A new agreement signed with the local NGO Positive Action for Development, will provide reintegration assistance to 110 child returnees and 35 other vulnerable children in East and West Haragae Zones of Oromia region and the Dire Dawa city administration.
The new agreement is just one of three finalized recently by the EU-IOM Joint Initiative in Ethiopia. Together the agreements will provide for the support of around 470 returning migrants and other vulnerable communities.
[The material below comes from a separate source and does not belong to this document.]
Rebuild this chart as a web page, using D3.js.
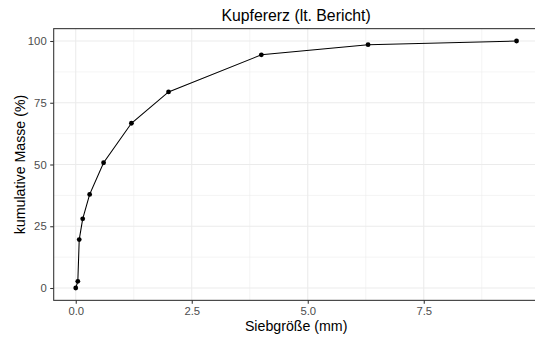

In one of the agreements, the EU-IOM Joint Initiative has entered into a partnership with Jimma University, a public institution in Oromia, to support 105 returnees with a new business opportunity in integrated chicken–fish farming. The local government has provided land in support of the project.
The EU-IOM Joint Initiative has assisted the return of close to 3,000 returnees in the Oromia region, which accounts to 39% of the total returns facilitated under the programme since June 2017.
A new partnership was also signed between Wolaita Sodo University and the EU-IOM Joint Initiative. It will enable about 220 returnees and internally displaced persons in the Southern Nations Nationalities and People’s Regional State (SNNPR) region to participate in the production of sisal fibre, a natural fibre which can be used for different types of products, such as clothes, ropes or carpets.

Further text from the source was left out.